The word muqiimiin should be muqiimuun. The word should be declined by the “raf’a sign” like the other nouns in the sentence. Indeed the two nouns before it (Raasikhuun and Mu’-minuun), and the noun after it (mu’-tuun) are declined correctly. Some have argued that this word was declined as such to distinguish and praise the act of praying, but the scholar Ibn al-Khatib says that this is a sick reasoning. (al-Furqan by Mohammad M. ‘abd al-Latif Ibn al-Katib, Dar al-Kutub al-’elmiyah, Beirut, p.43).
Such reasoning defies logic. Why would one distinguishe prayer which is a branch of religion, and not faith which is the fundamental and root of religion? Besides can this logic apply to the error of declension in the previous verse? Do we conclude that the Saabi’iin are more distinguished than those who believe, and the People of the Book? And why do they get distinguished in one verse and not the other as we have seen? God is much higher than this sick logic. This again is an obvious grammatical error.
The Third Error
“They communed secretly saying, ‘These two men are sorcerers’.” (Arberry)
“Qaaluuu inna haazaani la-saahiraani …”
The word haazaani should be haazayn. The word haazaani was declined incorrectly because the word inna in the beginning of the nominal sentence causes a form of declension called “nasb” to the nominative and the “yeh” is the “sign of nasb”. This is the third grammatical error.
The Fourth Error
“It is not piety, that you turn your faces to the East and to the West. True piety is this: to believe in God, and the Last Day … to give of one’s substance … and to ransom the slave, to perform the prayer, to pay the alms. And they who fulfil their covenant … and endure with fortitude.” (Arberry)
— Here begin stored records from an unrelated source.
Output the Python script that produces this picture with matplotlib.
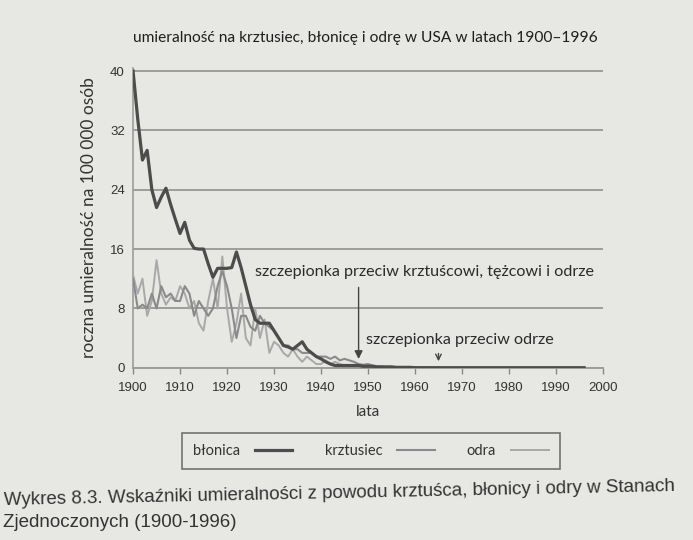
import matplotlib
matplotlib.use("Agg")
import matplotlib.pyplot as plt

years = list(range(1900, 1997))

blonica = [
    40, 33.5, 28, 29.3, 24, 21.6, 23, 24.2, 22, 20,
    18.1, 19.6, 17.2, 16.1, 16, 16, 14, 12.2, 13.4, 13.4,
    13.4, 13.5, 15.6, 13.5, 11, 8.5, 6.5, 6, 6, 6,
    5, 4, 3, 2.8, 2.5, 3, 3.5, 2.5, 2, 1.5,
    1.2, 0.8, 0.5, 0.3, 0.3, 0.3, 0.3, 0.3, 0.3, 0.2,
    0.2, 0.2, 0.1, 0.1, 0.1, 0.1, 0.05, 0.05, 0.05, 0.05,
    0, 0, 0, 0, 0, 0, 0, 0, 0, 0,
    0, 0, 0, 0, 0, 0, 0, 0, 0, 0,
    0, 0, 0, 0, 0, 0, 0, 0, 0, 0,
    0, 0, 0, 0, 0, 0, 0,
]

krztusiec = [
    12, 8, 8.5, 8, 10, 8, 11, 9.5, 10, 9,
    9, 11, 10, 7, 9, 8, 7, 8, 11, 13,
    11, 8, 4, 7, 7, 5.5, 5, 7, 6, 5.5,
    5, 4, 3, 3, 2.5, 2.5, 2, 2, 2, 1.5,
    1.5, 1.5, 1.2, 1.5, 1.0, 1.2, 1.0, 0.8, 0.5, 0.4,
    0.5, 0.3, 0.2, 0.2, 0.1, 0.1, 0.1, 0.05, 0.05, 0.05,
    0, 0, 0, 0, 0, 0, 0, 0, 0, 0,
    0, 0, 0, 0, 0, 0, 0, 0, 0, 0,
    0, 0, 0, 0, 0, 0, 0, 0, 0, 0,
    0, 0, 0, 0, 0, 0, 0,
]

odra = [
    12.5, 10, 12, 7, 9, 14.5, 10, 8.5, 9.5, 9,
    11, 10, 8, 9, 6, 5, 9, 12, 8, 15,
    8, 3.5, 6, 10, 4, 3, 8, 4, 6.5, 2,
    3.5, 3, 2, 1.5, 2.5, 1.5, 0.8, 1.5, 1, 0.5,
    0.5, 1, 0.5, 0.8, 0.5, 0.3, 0.3, 0.3, 0.3, 0.3,
    0.3, 0.2, 0.2, 0.2, 0.2, 0.2, 0.1, 0.1, 0.1, 0.1,
    0.1, 0.1, 0.1, 0.1, 0.05, 0.05, 0, 0, 0, 0,
    0, 0, 0, 0, 0, 0, 0, 0, 0, 0,
    0, 0, 0, 0, 0, 0, 0, 0, 0, 0,
    0, 0, 0, 0, 0, 0, 0,
]

xticks = list(range(1900, 2001, 10))
yticks = [0, 8, 16, 24, 32, 40]

title = "umieralność na krztusiec, błonicę i odrę w USA w latach 1900–1996"
ylabel = "roczna umieralność na 100 000 osób"
xlabel = "lata"
ann1 = "szczepionka przeciw krztuścowi, tężcowi i odrze"
ann2 = "szczepionka przeciw odrze"
caption1 = "Wykres 8.3. Wskaźniki umieralności z powodu krztuśca, błonicy i odry w Stanach"
caption2 = "Zjednoczonych (1900-1996)"

bg = "#e7e7e4"
fig = plt.figure(figsize=(6.93, 5.40), dpi=100, facecolor=bg)
ax = fig.add_axes([0.192, 0.319, 0.678, 0.555], facecolor=bg)

grid_c = "#9c9c9c"
for y in yticks:
    ax.axhline(y, color=grid_c, lw=1.4, zorder=1)

ax.plot(years, odra, color="#a8a8a8", lw=1.4, zorder=3, label="odra")
ax.plot(years, krztusiec, color="#8a8a8a", lw=1.5, zorder=4, label="krztusiec")
ax.plot(years, blonica, color="#4c4c4c", lw=2.3, zorder=5, label="błonica")

ax.set_xlim(1900, 2000)
ax.set_ylim(0, 40.4)
for s in ["top", "right"]:
    ax.spines[s].set_visible(False)
ax.spines["left"].set_color(grid_c)
ax.spines["left"].set_linewidth(1.2)
ax.spines["bottom"].set_color(grid_c)
ax.spines["bottom"].set_linewidth(1.4)
ax.set_xticks(xticks)
ax.set_yticks(yticks)
ax.tick_params(axis="x", colors="#888888", length=4, width=1, labelcolor="#333333",
               labelsize=9.5, pad=6)
ax.tick_params(axis="y", length=0, labelcolor="#333333", labelsize=9.5, pad=6)
for lab in ax.get_xticklabels() + ax.get_yticklabels():
    lab.set_fontfamily("Liberation Sans")

ax.set_xlabel(xlabel, fontsize=11, family="Lato", color="#333333", labelpad=8)
ax.set_ylabel(ylabel, fontsize=12.5, family="Lato", color="#333333")
ax.yaxis.set_label_coords(-0.077, 0.5)

ax.text(1900, 43.5, title, fontsize=11.2, family="Lato", color="#1e1e1e",
        ha="left", va="bottom")

ax.text(1926, 12.9, ann1, fontsize=11.6, family="Lato", color="#2a2a2a",
        ha="left", va="center")
ax.annotate("", xy=(1948, 0.8), xytext=(1948, 11.2),
            arrowprops=dict(arrowstyle="-|>", color="#444444", lw=1, mutation_scale=12))
ax.text(1949.5, 3.8, ann2, fontsize=11.6, family="Lato", color="#2a2a2a",
        ha="left", va="center")
ax.annotate("", xy=(1965, 0.5), xytext=(1965, 2.3),
            arrowprops=dict(arrowstyle="->", color="#444444", lw=1, mutation_scale=10))

h, l = ax.get_legend_handles_labels()
order = [2, 1, 0]
leg = fig.legend([h[i] for i in order], [l[i] for i in order], ncol=3,
                 loc="center", bbox_to_anchor=(0.535, 0.165), markerfirst=False,
                 frameon=True, fancybox=False, edgecolor="#555555", facecolor=bg,
                 prop={"family": "Lato", "size": 10.5}, handlelength=2.6,
                 columnspacing=2.2, handletextpad=1.0, borderpad=0.75)
leg.get_frame().set_linewidth(1.2)
for t in leg.get_texts():
    t.set_color("#333333")

fig.text(0.005, 0.087, caption1, fontsize=13.5, family="Liberation Sans", color="#333333",
         ha="left", va="center", rotation=1.2)
fig.text(0.005, 0.033, caption2, fontsize=13.5, family="Liberation Sans", color="#333333",
         ha="left", va="center")

fig.savefig("out.png", dpi=100, facecolor=bg)
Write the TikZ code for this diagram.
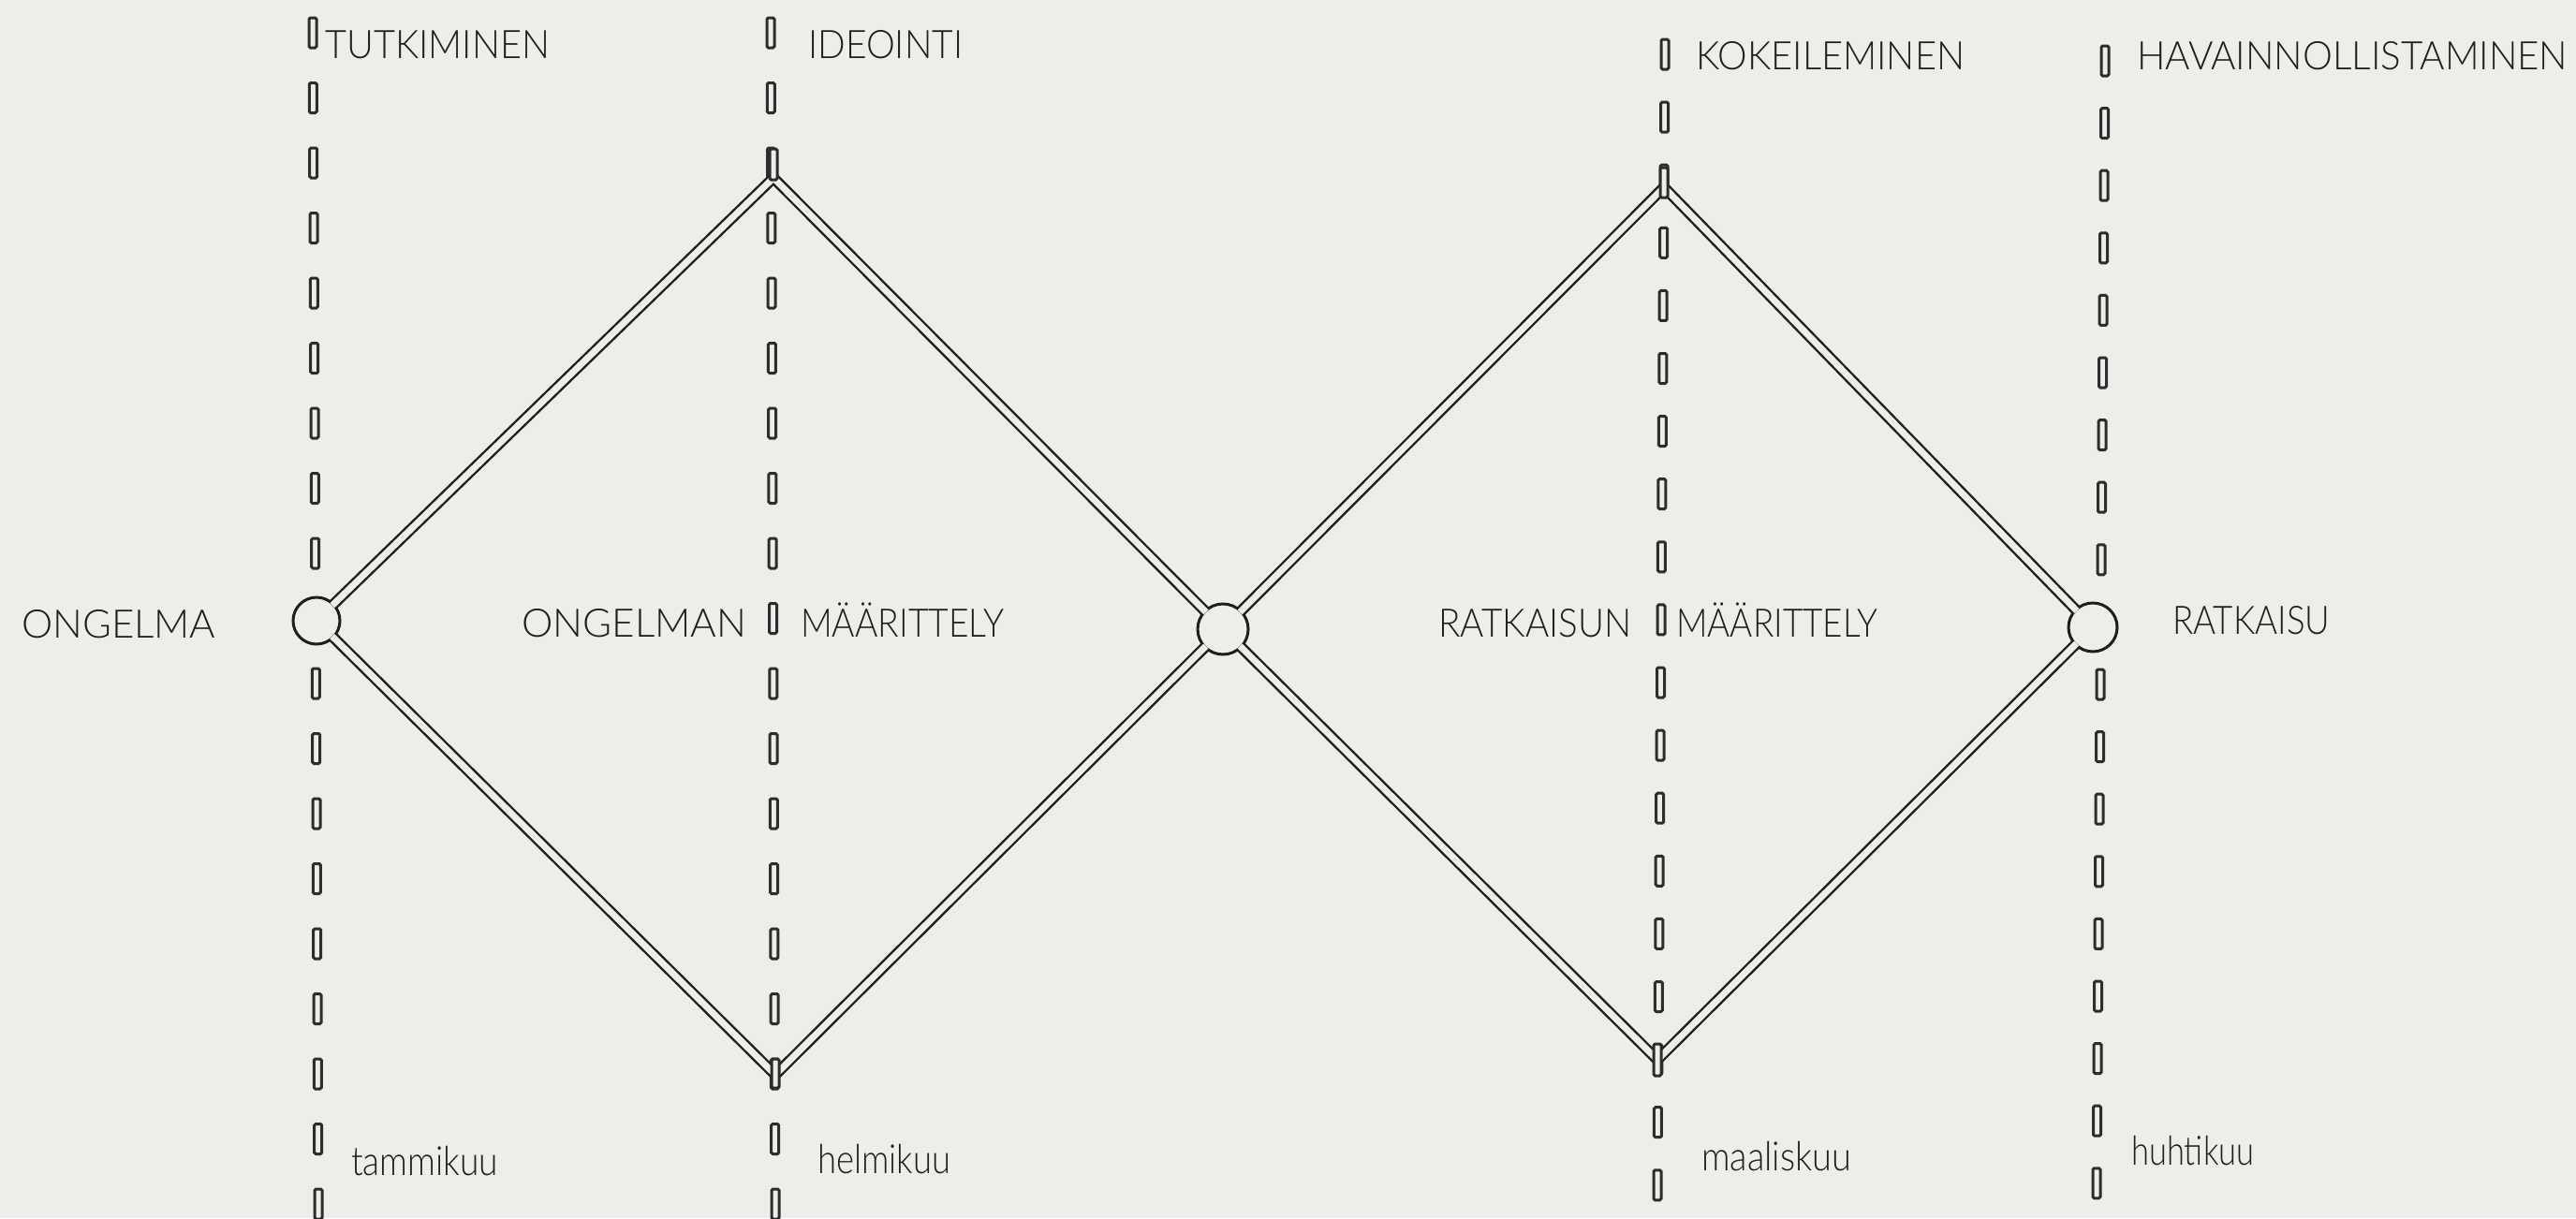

“Laysal-birra ‘an-tuwalluu wujuuhakum qibalal-Mashriqi wal-Maghrib wa laakinnal-birra man ‘aamana billaahi wal-Yawmil-’Akhiri wal-malaaa-’ikati wal-Kitaabi wan-nabiyyiin: wa ‘aatal-maala ‘alaa hubbihii zawilqurbaa walyataamaa wal-masaakiina wabnas-sabiili was-saaa-’iliina wa fir-riqaab: wa’aqaamas-Salaata wa ‘aataz-Zakaata; wal-muufuuna bi’ahdihim ‘izaa ‘aahaduu was-Saabiriina fil-ba’-saaa’i wazzarraaa-’i …”
In the above verse there are five gramatical errors. In four of them the wrong tense was used, as the sentence begins in the present tense with the verb tuwalluu, while the other four verbs were written in the past tense:
‘aaman should be tu’minuu;
‘aata shoud be tu’tuu;
‘aqaama should be tuqimuu;
‘aata shoud be tu’tuu.
The above verse when translated into English as it appears in Arabic would be: “It is not righteousness that ye turn your faces to the East and the West; but righteousness is he who believed in Allah and the Last day and the angels and the Book and the Prophets; and gave his wealth, … and performed prayer and paid the alms.” But the English translators have observed the tense, and the verbs “believed”, “gave”, “performed”, and “paid” were corrected and written in the present tense. (For example see Arberry, Pickthall, Yusuf Ali and Rodwell’s translations).
The fifth error is the wrong declension of the word saabiriina. It should be declined saabiruuna like the preceeding word muufuuna.